Effects of thermal treatment on the mechanical and electromagnetic properties of 9Cr-1Mo steel

Abstract

This paper presents the effects of thermal treatment conditions on the mechanical properties of 9Cr-1Mo steel. Each sample was normalized at 1,040 °C for 1 h prior to tempering at different temperatures for 2 hours. Three levels of tempering conditions, 600, 650, and 700 °C, were tested in this study. After treatment, the metallurgical structures of the samples were observed and characterized by optical microscope (OM), scanning electron microscope (SEM), energy dispersive X-ray spectrometer (EDS) and X-ray diffraction (XRD).

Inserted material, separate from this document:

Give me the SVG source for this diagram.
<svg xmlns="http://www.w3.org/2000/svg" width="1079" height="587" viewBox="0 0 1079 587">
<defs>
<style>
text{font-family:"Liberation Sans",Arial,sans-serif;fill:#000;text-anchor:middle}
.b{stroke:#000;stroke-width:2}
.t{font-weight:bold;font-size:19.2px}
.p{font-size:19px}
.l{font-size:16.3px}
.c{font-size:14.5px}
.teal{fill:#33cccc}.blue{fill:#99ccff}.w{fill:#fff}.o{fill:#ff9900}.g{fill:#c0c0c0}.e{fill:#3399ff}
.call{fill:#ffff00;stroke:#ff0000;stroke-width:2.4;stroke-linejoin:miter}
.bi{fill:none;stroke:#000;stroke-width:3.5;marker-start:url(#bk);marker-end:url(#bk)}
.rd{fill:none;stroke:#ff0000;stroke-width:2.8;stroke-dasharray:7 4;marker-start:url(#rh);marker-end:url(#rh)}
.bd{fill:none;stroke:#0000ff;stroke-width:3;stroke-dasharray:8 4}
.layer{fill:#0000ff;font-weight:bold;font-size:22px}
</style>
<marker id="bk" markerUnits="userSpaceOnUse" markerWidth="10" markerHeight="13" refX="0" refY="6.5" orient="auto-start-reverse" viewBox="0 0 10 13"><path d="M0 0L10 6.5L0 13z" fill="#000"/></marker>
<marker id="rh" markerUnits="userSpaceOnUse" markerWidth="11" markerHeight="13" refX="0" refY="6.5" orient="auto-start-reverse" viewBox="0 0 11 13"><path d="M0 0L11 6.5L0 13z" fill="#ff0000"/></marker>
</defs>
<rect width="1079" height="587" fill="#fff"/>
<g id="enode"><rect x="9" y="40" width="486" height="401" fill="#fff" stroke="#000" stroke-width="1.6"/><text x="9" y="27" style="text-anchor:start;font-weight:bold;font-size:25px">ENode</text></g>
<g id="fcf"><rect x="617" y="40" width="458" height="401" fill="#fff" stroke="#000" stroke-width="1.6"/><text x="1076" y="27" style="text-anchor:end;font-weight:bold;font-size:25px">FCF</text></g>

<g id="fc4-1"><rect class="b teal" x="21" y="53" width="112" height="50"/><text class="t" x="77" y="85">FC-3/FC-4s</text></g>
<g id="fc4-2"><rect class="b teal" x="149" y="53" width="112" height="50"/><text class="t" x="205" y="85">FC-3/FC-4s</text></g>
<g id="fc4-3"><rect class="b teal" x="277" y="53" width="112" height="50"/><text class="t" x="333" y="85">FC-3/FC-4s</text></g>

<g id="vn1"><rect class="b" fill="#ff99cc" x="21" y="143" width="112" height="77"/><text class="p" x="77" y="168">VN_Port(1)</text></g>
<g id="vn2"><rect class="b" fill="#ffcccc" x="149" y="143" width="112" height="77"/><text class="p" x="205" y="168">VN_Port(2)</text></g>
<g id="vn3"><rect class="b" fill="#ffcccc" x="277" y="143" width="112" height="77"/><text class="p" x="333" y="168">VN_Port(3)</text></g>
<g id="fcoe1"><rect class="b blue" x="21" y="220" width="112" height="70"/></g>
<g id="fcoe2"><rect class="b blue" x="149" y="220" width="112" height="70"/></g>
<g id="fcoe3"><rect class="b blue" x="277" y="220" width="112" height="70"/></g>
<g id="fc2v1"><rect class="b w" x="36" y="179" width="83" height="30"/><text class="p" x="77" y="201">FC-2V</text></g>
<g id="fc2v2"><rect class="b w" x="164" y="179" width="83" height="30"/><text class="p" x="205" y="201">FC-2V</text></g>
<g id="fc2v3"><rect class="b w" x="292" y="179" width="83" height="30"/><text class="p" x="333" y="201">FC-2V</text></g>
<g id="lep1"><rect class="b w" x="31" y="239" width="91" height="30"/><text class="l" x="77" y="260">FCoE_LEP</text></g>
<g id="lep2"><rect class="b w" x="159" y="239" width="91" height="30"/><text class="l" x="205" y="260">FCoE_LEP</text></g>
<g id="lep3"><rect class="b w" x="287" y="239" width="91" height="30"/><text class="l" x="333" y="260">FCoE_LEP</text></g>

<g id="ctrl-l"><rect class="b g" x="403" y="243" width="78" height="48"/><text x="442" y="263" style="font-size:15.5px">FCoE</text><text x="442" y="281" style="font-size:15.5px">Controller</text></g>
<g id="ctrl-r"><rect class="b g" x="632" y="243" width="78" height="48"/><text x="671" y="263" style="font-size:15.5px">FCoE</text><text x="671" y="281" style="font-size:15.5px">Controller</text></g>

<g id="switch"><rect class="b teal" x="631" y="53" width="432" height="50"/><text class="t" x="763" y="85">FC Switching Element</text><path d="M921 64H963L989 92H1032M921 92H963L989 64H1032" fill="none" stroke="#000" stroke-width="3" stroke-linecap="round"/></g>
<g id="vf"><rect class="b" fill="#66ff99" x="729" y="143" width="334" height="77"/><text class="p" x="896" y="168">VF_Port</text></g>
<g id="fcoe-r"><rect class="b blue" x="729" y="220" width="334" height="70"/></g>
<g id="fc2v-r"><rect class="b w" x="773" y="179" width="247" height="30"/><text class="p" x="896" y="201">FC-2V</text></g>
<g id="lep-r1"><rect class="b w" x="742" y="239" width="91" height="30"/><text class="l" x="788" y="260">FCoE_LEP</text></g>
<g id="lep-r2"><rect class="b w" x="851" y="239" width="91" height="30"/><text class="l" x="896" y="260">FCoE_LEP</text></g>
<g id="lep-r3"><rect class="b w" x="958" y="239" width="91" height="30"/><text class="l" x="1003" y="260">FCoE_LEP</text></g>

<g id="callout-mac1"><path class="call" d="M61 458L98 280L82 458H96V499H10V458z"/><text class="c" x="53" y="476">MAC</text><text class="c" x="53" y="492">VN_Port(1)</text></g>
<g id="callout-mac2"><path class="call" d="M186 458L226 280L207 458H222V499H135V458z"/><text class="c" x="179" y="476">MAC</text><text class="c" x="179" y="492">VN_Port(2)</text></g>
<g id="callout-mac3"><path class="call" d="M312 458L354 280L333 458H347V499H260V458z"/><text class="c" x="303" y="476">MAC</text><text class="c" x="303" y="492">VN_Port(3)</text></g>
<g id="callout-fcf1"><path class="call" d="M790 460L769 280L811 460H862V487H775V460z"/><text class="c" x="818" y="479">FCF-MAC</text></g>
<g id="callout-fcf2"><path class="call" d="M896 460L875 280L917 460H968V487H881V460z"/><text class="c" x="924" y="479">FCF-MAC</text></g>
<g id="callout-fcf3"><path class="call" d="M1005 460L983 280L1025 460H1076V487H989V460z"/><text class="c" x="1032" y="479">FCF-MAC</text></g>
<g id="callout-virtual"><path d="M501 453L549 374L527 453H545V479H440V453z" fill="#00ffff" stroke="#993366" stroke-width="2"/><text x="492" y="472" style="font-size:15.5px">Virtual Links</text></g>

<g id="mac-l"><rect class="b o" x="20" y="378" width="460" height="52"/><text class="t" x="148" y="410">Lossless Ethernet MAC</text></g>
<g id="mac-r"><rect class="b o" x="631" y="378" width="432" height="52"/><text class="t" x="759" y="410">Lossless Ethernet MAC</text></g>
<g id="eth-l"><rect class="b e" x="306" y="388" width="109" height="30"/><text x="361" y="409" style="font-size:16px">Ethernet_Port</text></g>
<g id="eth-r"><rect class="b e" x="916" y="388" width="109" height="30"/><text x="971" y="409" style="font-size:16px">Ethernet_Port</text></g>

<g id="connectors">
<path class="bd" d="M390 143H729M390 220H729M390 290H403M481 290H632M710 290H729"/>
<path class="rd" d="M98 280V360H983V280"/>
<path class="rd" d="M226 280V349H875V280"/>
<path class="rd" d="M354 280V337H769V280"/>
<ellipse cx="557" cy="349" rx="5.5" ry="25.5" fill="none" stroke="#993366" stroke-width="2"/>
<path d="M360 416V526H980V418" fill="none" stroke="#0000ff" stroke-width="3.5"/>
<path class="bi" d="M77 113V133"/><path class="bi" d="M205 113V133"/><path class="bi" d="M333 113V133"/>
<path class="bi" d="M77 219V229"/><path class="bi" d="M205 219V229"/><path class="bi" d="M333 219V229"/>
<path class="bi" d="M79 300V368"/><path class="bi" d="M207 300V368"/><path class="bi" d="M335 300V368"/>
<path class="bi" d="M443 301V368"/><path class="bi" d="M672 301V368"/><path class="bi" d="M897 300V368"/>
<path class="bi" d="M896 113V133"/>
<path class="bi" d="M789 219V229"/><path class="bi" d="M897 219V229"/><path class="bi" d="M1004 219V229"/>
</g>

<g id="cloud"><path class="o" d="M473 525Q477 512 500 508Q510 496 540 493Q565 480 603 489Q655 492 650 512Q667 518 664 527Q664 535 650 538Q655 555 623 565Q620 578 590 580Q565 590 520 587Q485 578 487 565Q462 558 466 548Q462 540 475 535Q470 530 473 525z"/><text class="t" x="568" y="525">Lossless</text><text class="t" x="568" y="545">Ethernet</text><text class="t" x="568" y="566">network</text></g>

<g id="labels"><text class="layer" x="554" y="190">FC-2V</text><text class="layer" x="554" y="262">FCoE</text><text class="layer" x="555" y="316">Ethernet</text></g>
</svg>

Hardness and static tensile of the samples at room and elevated temperatures were also measured and analyzed. Non-destructive testing (NDT) associated with the eddy current method was employed to detect the microstructural changes of samples. The results revealed that the lath martensitic structure, lath boundaries, coarse precipitates, and prior austenite grain boundaries were found at grain boundaries and inside the matrix region. The average size of the particle and area fraction of carbide precipitates decreased with tempering temperature increases from 600 − 650 °C. The true yield stress and true ultimate tensile stress decreased while true strain increased when the tempering process was applied after the normalization. In addition, the use of the eddy current method at 100 kHz with proper conductivity could more accurately detect the microstructural changes of 9Cr-1Mo steel specimens than using the phase angle approach. The correlation coefficient of conductivity and true ultimate tensile strength was found to be 0.9459, indicating a high correlation between them.